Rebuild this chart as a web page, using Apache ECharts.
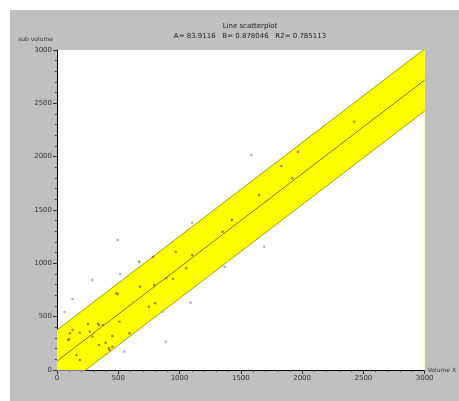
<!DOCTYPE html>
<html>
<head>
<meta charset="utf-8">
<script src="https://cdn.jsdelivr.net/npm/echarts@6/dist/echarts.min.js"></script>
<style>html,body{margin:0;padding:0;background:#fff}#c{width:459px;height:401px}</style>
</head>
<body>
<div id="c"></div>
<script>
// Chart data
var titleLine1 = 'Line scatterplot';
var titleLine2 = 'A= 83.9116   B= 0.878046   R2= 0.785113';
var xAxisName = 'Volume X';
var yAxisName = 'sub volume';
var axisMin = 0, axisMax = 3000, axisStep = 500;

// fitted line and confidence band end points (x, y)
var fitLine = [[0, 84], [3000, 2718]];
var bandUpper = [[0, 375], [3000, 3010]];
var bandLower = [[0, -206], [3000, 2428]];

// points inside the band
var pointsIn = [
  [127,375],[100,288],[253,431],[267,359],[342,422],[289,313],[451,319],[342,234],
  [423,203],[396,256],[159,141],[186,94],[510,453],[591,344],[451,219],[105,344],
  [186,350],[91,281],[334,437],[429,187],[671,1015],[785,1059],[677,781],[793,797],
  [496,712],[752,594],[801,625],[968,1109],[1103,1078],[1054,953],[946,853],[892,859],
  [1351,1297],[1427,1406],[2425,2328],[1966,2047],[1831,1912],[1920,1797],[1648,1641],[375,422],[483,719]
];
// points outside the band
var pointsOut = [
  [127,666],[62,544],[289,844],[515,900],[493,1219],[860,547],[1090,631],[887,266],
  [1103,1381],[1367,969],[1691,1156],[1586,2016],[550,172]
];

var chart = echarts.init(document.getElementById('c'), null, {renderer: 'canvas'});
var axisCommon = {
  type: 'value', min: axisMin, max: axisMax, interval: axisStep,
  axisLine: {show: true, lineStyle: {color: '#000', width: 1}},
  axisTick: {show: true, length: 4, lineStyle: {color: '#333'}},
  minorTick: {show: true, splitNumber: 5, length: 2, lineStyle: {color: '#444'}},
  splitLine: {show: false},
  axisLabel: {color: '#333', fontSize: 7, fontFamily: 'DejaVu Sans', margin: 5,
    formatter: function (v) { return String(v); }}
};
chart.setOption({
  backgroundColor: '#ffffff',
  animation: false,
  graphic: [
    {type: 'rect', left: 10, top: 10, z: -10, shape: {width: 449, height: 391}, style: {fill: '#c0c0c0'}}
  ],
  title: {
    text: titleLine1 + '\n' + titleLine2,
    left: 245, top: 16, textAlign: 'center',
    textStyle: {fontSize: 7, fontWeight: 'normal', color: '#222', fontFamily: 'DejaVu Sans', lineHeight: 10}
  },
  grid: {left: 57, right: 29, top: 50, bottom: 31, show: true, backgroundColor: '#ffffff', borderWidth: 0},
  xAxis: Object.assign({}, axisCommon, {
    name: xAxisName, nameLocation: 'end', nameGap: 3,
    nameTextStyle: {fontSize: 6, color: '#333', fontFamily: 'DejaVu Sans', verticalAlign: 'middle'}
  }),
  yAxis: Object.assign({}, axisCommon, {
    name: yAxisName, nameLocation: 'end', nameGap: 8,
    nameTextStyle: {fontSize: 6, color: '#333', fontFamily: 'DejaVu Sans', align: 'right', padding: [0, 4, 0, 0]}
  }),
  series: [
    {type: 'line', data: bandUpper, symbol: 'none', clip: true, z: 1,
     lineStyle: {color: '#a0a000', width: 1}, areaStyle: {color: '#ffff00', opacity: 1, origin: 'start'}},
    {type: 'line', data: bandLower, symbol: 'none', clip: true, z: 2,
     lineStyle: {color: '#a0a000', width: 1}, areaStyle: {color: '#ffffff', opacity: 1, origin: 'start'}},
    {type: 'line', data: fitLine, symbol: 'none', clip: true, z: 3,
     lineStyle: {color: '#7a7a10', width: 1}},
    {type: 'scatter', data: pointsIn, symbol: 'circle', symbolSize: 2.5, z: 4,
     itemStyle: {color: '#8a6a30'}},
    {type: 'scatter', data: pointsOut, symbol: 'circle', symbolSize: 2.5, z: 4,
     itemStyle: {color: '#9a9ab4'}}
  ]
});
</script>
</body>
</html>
...
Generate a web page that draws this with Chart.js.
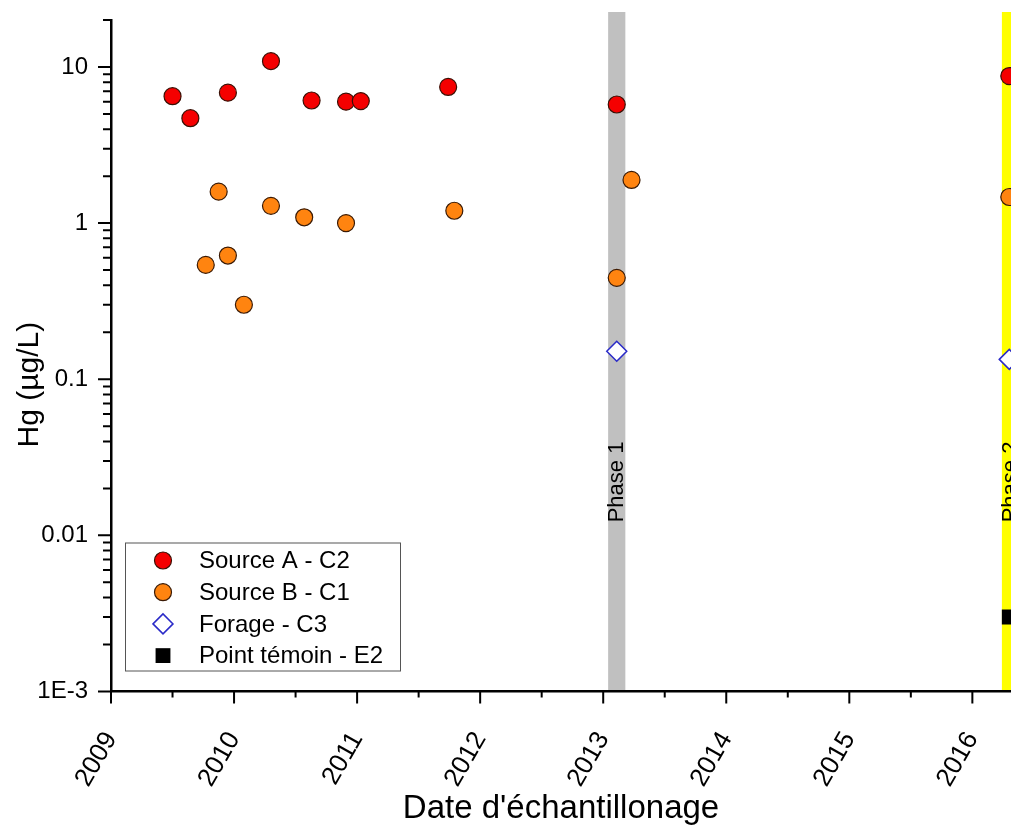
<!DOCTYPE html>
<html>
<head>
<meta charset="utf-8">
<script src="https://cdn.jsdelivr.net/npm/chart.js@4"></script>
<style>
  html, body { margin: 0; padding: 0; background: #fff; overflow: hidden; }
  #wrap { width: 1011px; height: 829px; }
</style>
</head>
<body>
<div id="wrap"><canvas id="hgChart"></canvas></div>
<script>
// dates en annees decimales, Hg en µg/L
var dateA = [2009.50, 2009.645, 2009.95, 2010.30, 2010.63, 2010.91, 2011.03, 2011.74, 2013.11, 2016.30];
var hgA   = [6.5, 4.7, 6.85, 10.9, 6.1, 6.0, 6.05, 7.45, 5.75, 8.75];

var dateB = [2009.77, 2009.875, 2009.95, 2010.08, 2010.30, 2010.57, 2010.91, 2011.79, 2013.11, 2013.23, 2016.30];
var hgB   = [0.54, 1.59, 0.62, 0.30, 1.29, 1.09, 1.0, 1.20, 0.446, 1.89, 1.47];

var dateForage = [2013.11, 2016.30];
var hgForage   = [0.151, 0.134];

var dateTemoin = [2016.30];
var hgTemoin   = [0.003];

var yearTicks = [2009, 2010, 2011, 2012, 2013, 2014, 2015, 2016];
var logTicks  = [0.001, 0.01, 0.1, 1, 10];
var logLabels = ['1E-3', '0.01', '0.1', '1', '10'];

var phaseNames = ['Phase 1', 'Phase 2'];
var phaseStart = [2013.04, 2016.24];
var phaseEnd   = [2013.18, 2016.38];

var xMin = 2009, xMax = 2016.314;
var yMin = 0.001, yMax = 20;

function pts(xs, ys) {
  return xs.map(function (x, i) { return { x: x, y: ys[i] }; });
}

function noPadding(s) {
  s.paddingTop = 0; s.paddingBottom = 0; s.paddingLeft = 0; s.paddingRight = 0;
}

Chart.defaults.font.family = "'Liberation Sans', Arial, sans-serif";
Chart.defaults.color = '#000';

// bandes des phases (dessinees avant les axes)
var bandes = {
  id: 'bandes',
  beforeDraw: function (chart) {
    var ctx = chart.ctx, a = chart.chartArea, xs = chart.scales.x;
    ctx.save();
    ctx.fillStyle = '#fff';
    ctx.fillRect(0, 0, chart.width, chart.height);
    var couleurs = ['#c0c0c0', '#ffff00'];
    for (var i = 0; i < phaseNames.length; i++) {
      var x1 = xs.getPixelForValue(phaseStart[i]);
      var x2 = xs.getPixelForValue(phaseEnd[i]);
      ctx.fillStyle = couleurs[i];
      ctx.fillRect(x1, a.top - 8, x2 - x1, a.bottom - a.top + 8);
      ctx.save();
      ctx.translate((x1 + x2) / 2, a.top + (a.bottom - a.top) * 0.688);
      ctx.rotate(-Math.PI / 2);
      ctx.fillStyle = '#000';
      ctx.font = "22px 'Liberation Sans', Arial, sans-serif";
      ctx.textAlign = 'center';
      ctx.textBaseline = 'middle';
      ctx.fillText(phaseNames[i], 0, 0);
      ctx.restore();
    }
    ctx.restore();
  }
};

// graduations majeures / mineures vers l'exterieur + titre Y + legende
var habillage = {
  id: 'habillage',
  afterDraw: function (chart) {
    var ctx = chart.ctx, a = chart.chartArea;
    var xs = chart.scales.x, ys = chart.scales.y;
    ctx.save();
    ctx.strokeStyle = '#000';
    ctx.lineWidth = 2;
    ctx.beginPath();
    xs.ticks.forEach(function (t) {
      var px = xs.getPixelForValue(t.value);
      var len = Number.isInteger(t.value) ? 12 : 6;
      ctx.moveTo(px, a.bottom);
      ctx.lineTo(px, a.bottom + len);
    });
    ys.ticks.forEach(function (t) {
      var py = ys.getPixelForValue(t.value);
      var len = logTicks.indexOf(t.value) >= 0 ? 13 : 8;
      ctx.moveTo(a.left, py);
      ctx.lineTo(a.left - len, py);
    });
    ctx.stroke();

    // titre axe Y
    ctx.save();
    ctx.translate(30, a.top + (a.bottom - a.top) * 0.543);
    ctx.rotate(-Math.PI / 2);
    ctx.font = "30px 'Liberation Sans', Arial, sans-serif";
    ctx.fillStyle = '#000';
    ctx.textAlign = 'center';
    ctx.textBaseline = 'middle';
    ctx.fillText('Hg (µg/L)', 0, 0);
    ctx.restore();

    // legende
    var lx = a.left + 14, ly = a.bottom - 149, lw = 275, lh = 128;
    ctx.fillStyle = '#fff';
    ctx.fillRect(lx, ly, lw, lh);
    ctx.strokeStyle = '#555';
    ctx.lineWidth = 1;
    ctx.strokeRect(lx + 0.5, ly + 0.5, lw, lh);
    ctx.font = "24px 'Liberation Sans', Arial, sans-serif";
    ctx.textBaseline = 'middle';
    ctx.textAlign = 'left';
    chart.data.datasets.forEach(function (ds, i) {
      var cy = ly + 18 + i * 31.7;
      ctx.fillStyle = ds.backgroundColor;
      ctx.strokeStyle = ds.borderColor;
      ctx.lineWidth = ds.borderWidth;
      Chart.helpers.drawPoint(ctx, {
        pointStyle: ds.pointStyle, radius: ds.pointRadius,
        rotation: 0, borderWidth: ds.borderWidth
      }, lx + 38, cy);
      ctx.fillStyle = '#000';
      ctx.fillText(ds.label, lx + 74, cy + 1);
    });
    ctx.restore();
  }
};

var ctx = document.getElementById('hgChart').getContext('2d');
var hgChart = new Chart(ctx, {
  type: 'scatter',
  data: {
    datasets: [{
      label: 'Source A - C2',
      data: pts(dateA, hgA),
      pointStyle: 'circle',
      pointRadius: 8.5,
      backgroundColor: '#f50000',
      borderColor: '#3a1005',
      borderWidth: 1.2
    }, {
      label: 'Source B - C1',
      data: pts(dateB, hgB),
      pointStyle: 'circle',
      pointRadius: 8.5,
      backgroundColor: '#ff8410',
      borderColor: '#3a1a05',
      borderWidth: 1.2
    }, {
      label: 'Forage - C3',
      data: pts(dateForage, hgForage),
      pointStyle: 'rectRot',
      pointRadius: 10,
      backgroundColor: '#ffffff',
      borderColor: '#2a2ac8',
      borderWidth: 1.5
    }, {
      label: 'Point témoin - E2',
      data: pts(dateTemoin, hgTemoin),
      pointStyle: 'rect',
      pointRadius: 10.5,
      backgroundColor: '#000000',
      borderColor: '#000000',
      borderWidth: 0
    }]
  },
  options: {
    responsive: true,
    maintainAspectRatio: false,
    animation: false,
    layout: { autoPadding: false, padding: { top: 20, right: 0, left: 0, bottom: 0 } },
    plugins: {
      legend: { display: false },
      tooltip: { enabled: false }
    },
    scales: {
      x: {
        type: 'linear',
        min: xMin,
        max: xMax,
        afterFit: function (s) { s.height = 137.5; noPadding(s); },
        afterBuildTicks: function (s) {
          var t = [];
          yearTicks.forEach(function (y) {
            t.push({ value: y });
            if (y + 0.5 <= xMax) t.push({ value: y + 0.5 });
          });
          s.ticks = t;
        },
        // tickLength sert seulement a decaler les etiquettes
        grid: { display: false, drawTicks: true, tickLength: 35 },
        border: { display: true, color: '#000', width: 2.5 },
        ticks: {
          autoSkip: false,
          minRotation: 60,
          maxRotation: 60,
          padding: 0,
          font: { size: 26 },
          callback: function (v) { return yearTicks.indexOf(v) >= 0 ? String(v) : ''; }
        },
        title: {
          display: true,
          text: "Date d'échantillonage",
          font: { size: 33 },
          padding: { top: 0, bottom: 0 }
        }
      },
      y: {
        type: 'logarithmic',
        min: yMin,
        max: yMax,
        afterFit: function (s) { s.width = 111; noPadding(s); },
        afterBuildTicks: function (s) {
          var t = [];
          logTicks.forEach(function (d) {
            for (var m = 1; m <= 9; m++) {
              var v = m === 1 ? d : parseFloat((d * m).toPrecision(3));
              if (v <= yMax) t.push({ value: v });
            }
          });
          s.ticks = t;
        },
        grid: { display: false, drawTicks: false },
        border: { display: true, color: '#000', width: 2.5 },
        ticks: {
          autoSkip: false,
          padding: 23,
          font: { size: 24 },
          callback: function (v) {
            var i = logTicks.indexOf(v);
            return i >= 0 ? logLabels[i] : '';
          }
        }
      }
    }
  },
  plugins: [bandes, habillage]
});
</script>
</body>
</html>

▸ **Aim**:
Exactly the lines starting at the line containing "Generate a web" and ending at the line containing "Chart.defaults.color = '#000';" should be transcribed, both included; omit the pictures.

▸ **Result**:
Generate a web page that draws this with Chart.js.
<!DOCTYPE html>
<html>
<head>
<meta charset="utf-8">
<script src="https://cdn.jsdelivr.net/npm/chart.js@4"></script>
<style>
  html, body { margin: 0; padding: 0; background: #fff; overflow: hidden; }
  #wrap { width: 1011px; height: 829px; }
</style>
</head>
<body>
<div id="wrap"><canvas id="hgChart"></canvas></div>
<script>
// dates en annees decimales, Hg en µg/L
var dateA = [2009.50, 2009.645, 2009.95, 2010.30, 2010.63, 2010.91, 2011.03, 2011.74, 2013.11, 2016.30];
var hgA   = [6.5, 4.7, 6.85, 10.9, 6.1, 6.0, 6.05, 7.45, 5.75, 8.75];

var dateB = [2009.77, 2009.875, 2009.95, 2010.08, 2010.30, 2010.57, 2010.91, 2011.79, 2013.11, 2013.23, 2016.30];
var hgB   = [0.54, 1.59, 0.62, 0.30, 1.29, 1.09, 1.0, 1.20, 0.446, 1.89, 1.47];

var dateForage = [2013.11, 2016.30];
var hgForage   = [0.151, 0.134];

var dateTemoin = [2016.30];
var hgTemoin   = [0.003];

var yearTicks = [2009, 2010, 2011, 2012, 2013, 2014, 2015, 2016];
var logTicks  = [0.001, 0.01, 0.1, 1, 10];
var logLabels = ['1E-3', '0.01', '0.1', '1', '10'];

var phaseNames = ['Phase 1', 'Phase 2'];
var phaseStart = [2013.04, 2016.24];
var phaseEnd   = [2013.18, 2016.38];

var xMin = 2009, xMax = 2016.314;
var yMin = 0.001, yMax = 20;

function pts(xs, ys) {
  return xs.map(function (x, i) { return { x: x, y: ys[i] }; });
}

function noPadding(s) {
  s.paddingTop = 0; s.paddingBottom = 0; s.paddingLeft = 0; s.paddingRight = 0;
}

Chart.defaults.font.family = "'Liberation Sans', Arial, sans-serif";
Chart.defaults.color = '#000';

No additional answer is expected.